Consultation, Supervision and Training Evaluation

The Lifespan/Tufts/Brown Center for AIDS Research supports both domestic and
international training programs. Those programs within New England consist
of the following:Training in Child/Adolescent Behavioral HIV Research targets specific learning objectives aimed at skills needed for the next generation of HIV research. Core areas of learning include models of behavior and its change behavioral assessment psychiatric/substance abuse disorders, bilology of HIV, and current antiretroviral treatments.
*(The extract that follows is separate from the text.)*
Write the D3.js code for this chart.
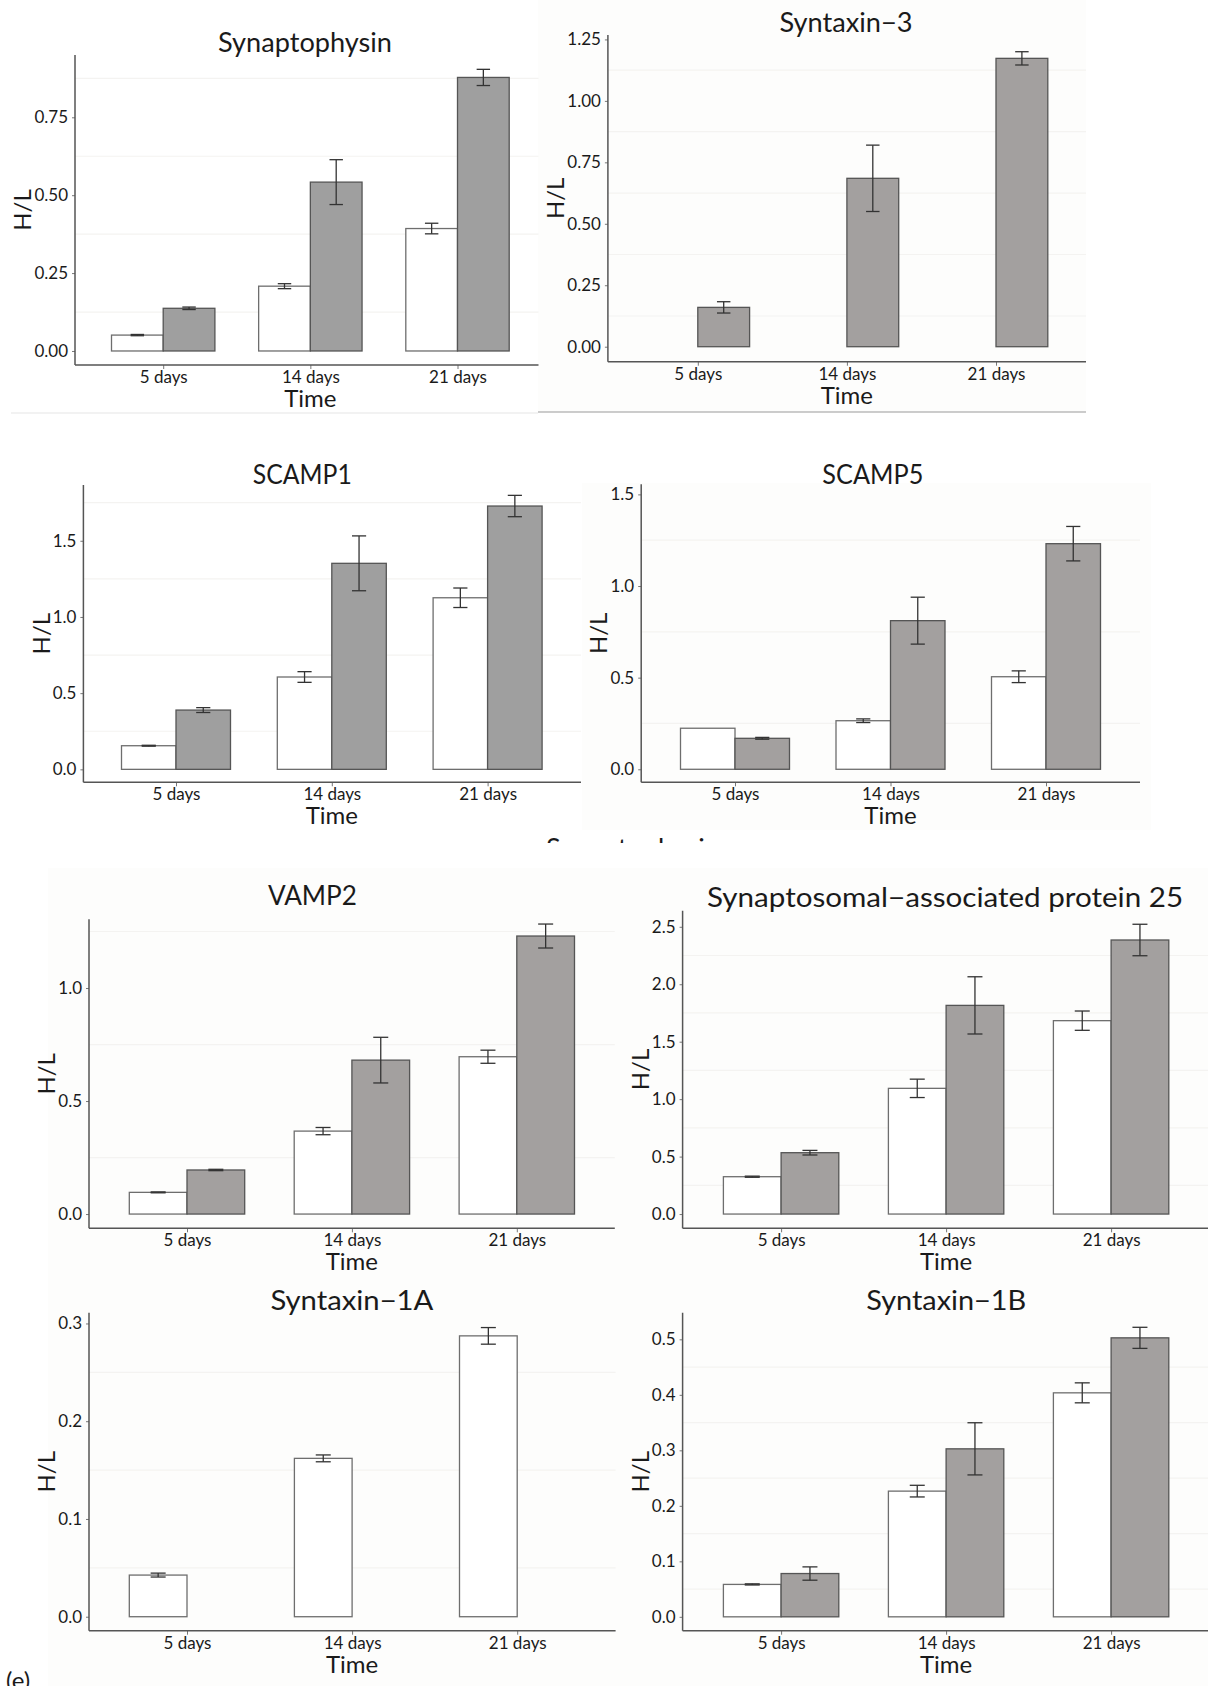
<!DOCTYPE html>
<html>
<head>
<meta charset="utf-8">
<script src="https://cdn.jsdelivr.net/npm/d3@7"></script>
<style>
  body { margin: 0; background: #ffffff; }
  svg { display: block; }
  text { font-family: Lato, "Open Sans", "Noto Sans", sans-serif; fill: #1a1a1a; }
</style>
</head>
<body>
<svg id="fig" width="1208" height="1686"></svg>
<script>
// Time points shared by every panel
const categories = ["5 days", "14 days", "21 days"];

// H/L ratios (mean and half-width of the error bar); "open" = white bars, "filled" = grey bars
const sypOpen = [0.051, 0.208, 0.393];
const sypOpenErr = [0.002, 0.008, 0.017];
const sypFilled = [0.137, 0.542, 0.878];
const sypFilledErr = [0.004, 0.072, 0.026];

const stx3Filled = [0.160, 0.685, 1.173];
const stx3FilledErr = [0.023, 0.135, 0.027];

const scamp1Open = [0.155, 0.606, 1.126];
const scamp1OpenErr = [0.003, 0.035, 0.064];
const scamp1Filled = [0.389, 1.352, 1.728];
const scamp1FilledErr = [0.016, 0.180, 0.070];

const scamp5Open = [0.224, 0.265, 0.505];
const scamp5OpenErr = [0.0, 0.010, 0.032];
const scamp5Filled = [0.169, 0.811, 1.231];
const scamp5FilledErr = [0.005, 0.128, 0.094];

const vamp2Open = [0.096, 0.367, 0.696];
const vamp2OpenErr = [0.002, 0.016, 0.029];
const vamp2Filled = [0.195, 0.681, 1.230];
const vamp2FilledErr = [0.003, 0.101, 0.053];

const snap25Open = [0.325, 1.094, 1.683];
const snap25OpenErr = [0.005, 0.080, 0.084];
const snap25Filled = [0.534, 1.816, 2.385];
const snap25FilledErr = [0.020, 0.249, 0.137];

const stx1aOpen = [0.0426, 0.162, 0.2873];
const stx1aOpenErr = [0.002, 0.0035, 0.0085];

const stx1bOpen = [0.0584, 0.2265, 0.4036];
const stx1bOpenErr = [0.001, 0.0105, 0.018];
const stx1bFilled = [0.078, 0.3027, 0.5027];
const stx1bFilledErr = [0.012, 0.047, 0.019];

// Y-axis ticks per panel
const ticksSyp = [0, 0.25, 0.5, 0.75];
const ticksStx3 = [0, 0.25, 0.5, 0.75, 1.0, 1.25];
const ticksScamp1 = [0, 0.5, 1.0, 1.5];
const ticksScamp5 = [0, 0.5, 1.0, 1.5];
const ticksVamp2 = [0, 0.5, 1.0];
const ticksSnap25 = [0, 0.5, 1.0, 1.5, 2.0, 2.5];
const ticksStx1a = [0, 0.1, 0.2, 0.3];
const ticksStx1b = [0, 0.1, 0.2, 0.3, 0.4, 0.5];

const svg = d3.select("#fig");

// Off-white plotting backgrounds
const backgrounds = [
  [538, 0, 548, 412],
  [582, 483, 569, 347],
  [48, 868, 1160, 818]
];
svg.selectAll("rect.bg").data(backgrounds).join("rect")
  .attr("class", "bg")
  .attr("x", d => d[0]).attr("y", d => d[1])
  .attr("width", d => d[2]).attr("height", d => d[3])
  .attr("fill", "#fdfdfc");

// Thin separators under the top row
svg.append("line").attr("x1", 11).attr("x2", 538).attr("y1", 413).attr("y2", 413)
  .attr("stroke", "#e6e6e6").attr("stroke-width", 1.2);
svg.append("line").attr("x1", 538).attr("x2", 1086).attr("y1", 412).attr("y2", 412)
  .attr("stroke", "#9a9a9a").attr("stroke-width", 1.2);

const panels = [
  { title: "Synaptophysin", open: sypOpen, openErr: sypOpenErr, filled: sypFilled, filledErr: sypFilledErr,
    domain: [-0.045, 0.950], ticks: ticksSyp, fmt: ".2f", minorStep: 0.125, fill: "#9f9f9f",
    L: { x0: 75, x1: 538.5, c0: 163.2, c2: 457.5, bw: 51.7, top: 55, bottom: 365, tx: 305, ty: 52, tw: 174 } },
  { title: "Syntaxin\u22123", open: null, openErr: null, filled: stx3Filled, filledErr: stx3FilledErr,
    domain: [-0.061, 1.268], ticks: ticksStx3, fmt: ".2f", minorStep: 0.125, fill: "#a3a09f",
    L: { x0: 607.9, x1: 1086, c0: 697.8, c2: 996, bw: 51.8, top: 35, bottom: 361.7, tx: 846, ty: 32, tw: 133 } },
  { title: "SCAMP1", open: scamp1Open, openErr: scamp1OpenErr, filled: scamp1Filled, filledErr: scamp1FilledErr,
    domain: [-0.085, 1.866], ticks: ticksScamp1, fmt: ".1f", minorStep: 0.25, fill: "#9f9f9f",
    L: { x0: 83.4, x1: 581, c0: 176, c2: 487.6, bw: 54.5, top: 485, bottom: 782.3, tx: 302.3, ty: 484, tw: 99 } },
  { title: "SCAMP5", open: scamp5Open, openErr: scamp5OpenErr, filled: scamp5Filled, filledErr: scamp5FilledErr,
    domain: [-0.071, 1.555], ticks: ticksScamp5, fmt: ".1f", minorStep: 0.25, fill: "#a3a09f",
    L: { x0: 641.2, x1: 1140, c0: 735, c2: 1046, bw: 54.5, top: 484.3, bottom: 782.3, tx: 872.8, ty: 484, tw: 101 } },
  { title: "VAMP2", open: vamp2Open, openErr: vamp2OpenErr, filled: vamp2Filled, filledErr: vamp2FilledErr,
    domain: [-0.063, 1.304], ticks: ticksVamp2, fmt: ".1f", minorStep: 0.25, fill: "#a3a09f",
    L: { x0: 89, x1: 614.8, c0: 187, c2: 516.8, bw: 57.7, top: 919.3, bottom: 1228.3, tx: 312.4, ty: 905, tw: 89 } },
  { title: "Synaptosomal\u2212associated protein 25", open: snap25Open, openErr: snap25OpenErr, filled: snap25Filled, filledErr: snap25FilledErr,
    domain: [-0.124, 2.640], ticks: ticksSnap25, fmt: ".1f", minorStep: 0.25, fill: "#a3a09f",
    L: { x0: 682.6, x1: 1208, c0: 781.1, c2: 1111.1, bw: 57.7, top: 910.7, bottom: 1228.3, tx: 945.1, ty: 906.7, tw: 476 } },
  { title: "Syntaxin\u22121A", open: stx1aOpen, openErr: stx1aOpenErr, filled: null, filledErr: null,
    domain: [-0.0143, 0.311], ticks: ticksStx1a, fmt: ".1f", minorStep: 0.05, fill: "#a3a09f",
    L: { x0: 89, x1: 615.6, c0: 187, c2: 517.2, bw: 57.7, top: 1312.7, bottom: 1630.7, tx: 351.9, ty: 1310, tw: 163 } },
  { title: "Syntaxin\u22121B", open: stx1bOpen, openErr: stx1bOpenErr, filled: stx1bFilled, filledErr: stx1bFilledErr,
    domain: [-0.025, 0.548], ticks: ticksStx1b, fmt: ".1f", minorStep: 0.05, fill: "#a3a09f",
    L: { x0: 682.6, x1: 1208, c0: 781.1, c2: 1111.1, bw: 57.7, top: 1312.7, bottom: 1630.7, tx: 946.3, ty: 1310, tw: 160 } }
];

panels.forEach(p => {
  const L = p.L;
  const g = svg.append("g");
  const x = d3.scalePoint().domain(categories).range([L.c0, L.c2]);
  const y = d3.scaleLinear().domain(p.domain).range([L.bottom, L.top]);

  // faint minor grid lines between the labelled ticks
  const minor = d3.range(p.minorStep, p.domain[1], p.minorStep * 2);
  g.selectAll("line.grid").data(minor).join("line")
    .attr("x1", L.x0).attr("x2", L.x1)
    .attr("y1", d => y(d)).attr("y2", d => y(d))
    .attr("stroke", "#f4f3f1").attr("stroke-width", 1.2);

  // bar rows: one record per category and series
  const rows = [];
  categories.forEach((c, i) => {
    if (p.open) rows.push({ c, v: p.open[i], e: p.openErr[i], side: -1 });
    if (p.filled) rows.push({ c, v: p.filled[i], e: p.filledErr[i], side: 1 });
  });

  g.selectAll("rect.bar").data(rows).join("rect")
    .attr("x", d => d.side < 0 ? x(d.c) - L.bw : x(d.c))
    .attr("y", d => y(d.v))
    .attr("width", L.bw)
    .attr("height", d => y(0) - y(d.v))
    .attr("fill", d => d.side < 0 ? "#ffffff" : p.fill)
    .attr("stroke", d => d.side < 0 ? "#6e6e6e" : "#555555")
    .attr("stroke-width", 1.3);

  // error bars
  const cap = L.bw * 0.26;
  const eb = g.selectAll("g.err").data(rows.filter(d => d.e > 0)).join("g");
  const cx = d => x(d.c) + d.side * L.bw / 2;
  eb.append("line").attr("x1", cx).attr("x2", cx)
    .attr("y1", d => y(d.v + d.e)).attr("y2", d => y(d.v - d.e));
  eb.append("line").attr("x1", d => cx(d) - cap / 2).attr("x2", d => cx(d) + cap / 2)
    .attr("y1", d => y(d.v + d.e)).attr("y2", d => y(d.v + d.e));
  eb.append("line").attr("x1", d => cx(d) - cap / 2).attr("x2", d => cx(d) + cap / 2)
    .attr("y1", d => y(d.v - d.e)).attr("y2", d => y(d.v - d.e));
  eb.selectAll("line").attr("stroke", "#333333").attr("stroke-width", 1.3);

  // axes
  const ya = g.append("g").attr("transform", `translate(${L.x0},0)`)
    .call(d3.axisLeft(y).tickValues(p.ticks).tickFormat(d3.format(p.fmt)).tickSize(3).tickPadding(4));
  const xa = g.append("g").attr("transform", `translate(0,${L.bottom})`)
    .call(d3.axisBottom(x).tickSize(4).tickPadding(2));
  [ya, xa].forEach(a => {
    a.select(".domain").remove();
    a.selectAll(".tick line").attr("stroke", "#777").attr("stroke-width", 1);
    a.selectAll(".tick text").style("font-size", "17px").attr("fill", "#1a1a1a");
  });
  g.append("line").attr("x1", L.x0).attr("x2", L.x0).attr("y1", L.top).attr("y2", L.bottom)
    .attr("stroke", "#555").attr("stroke-width", 1.5);
  g.append("line").attr("x1", L.x0).attr("x2", L.x1).attr("y1", L.bottom).attr("y2", L.bottom)
    .attr("stroke", "#555").attr("stroke-width", 1.5);

  // axis titles
  let maxW = 0;
  ya.selectAll(".tick text").each(function () { maxW = Math.max(maxW, this.getComputedTextLength()); });
  g.append("text")
    .attr("transform", `translate(${L.x0 - 10 - maxW},${(L.top + L.bottom) / 2}) rotate(-90)`)
    .attr("text-anchor", "middle")
    .style("font-size", "24px")
    .text("H/L");
  g.append("text")
    .attr("x", x(categories[1])).attr("y", L.bottom + 42)
    .attr("text-anchor", "middle")
    .style("font-size", "24px")
    .text("Time");

  // panel title
  g.append("text")
    .attr("x", L.tx - L.tw / 2).attr("y", L.ty)
    .attr("textLength", L.tw).attr("lengthAdjust", "spacingAndGlyphs")
    .style("font-size", "26px")
    .text(p.title);
});

// cut-off heading between the middle panels (only its top edge remains visible)
svg.append("clipPath").attr("id", "stray").append("rect")
  .attr("x", 530).attr("y", 837).attr("width", 200).attr("height", 6);
svg.append("text")
  .attr("clip-path", "url(#stray)")
  .attr("x", 546).attr("y", 858)
  .attr("textLength", 174).attr("lengthAdjust", "spacingAndGlyphs")
  .style("font-size", "26px")
  .text("Synaptophysin");

// figure part label, cropped at the bottom edge
svg.append("text")
  .attr("x", 6).attr("y", 1689)
  .style("font-size", "24px")
  .text("(e)");
</script>
</body>
</html>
Brown:NIDA training program which
provides additional opportunities for Infectious Disease Fellows to pursue
two years of clinical research training in a subject related to diagnosis,
prevention, or treatment of HIV, Hepatitis B and C, STDs, tuberculosis, or
bacterial infections related to substance abuse (DA13911); the HIV
Pathogenesis training program
which provides structured
training in areas of metabolic disorders associated with HIV and HIV
therapy, the biology of HIV-associated neurologic diseases, and studies of
pharmacologic aspects attendant to HIV-related therapeutics (AI 07389); and
the Clinical Research on HIV which trains investigators in methods of HIV/AIDS clinical research with an emphasis on nutritional and metabolic issues in HIV, special populations in HIV including women, ethnic minorities, injection drug users, incarcerated populations, outcomes research and decision analysis, international AIDS research, and clinical studies in HIV/AIDS (AI07438).

We also support the training of clinical, laboratory, and public health
researchers from East Asia to slow down HIV spread for more than a decade,
through a direct collaboration with the NIH-funded Fogarty AIDS
International Research and Training Program (AITRP)
at Brown University,
programs run through the Brown University International Health Institute
(IHI)
and the Brown-Kenya Collaborative Medical Exchange Program.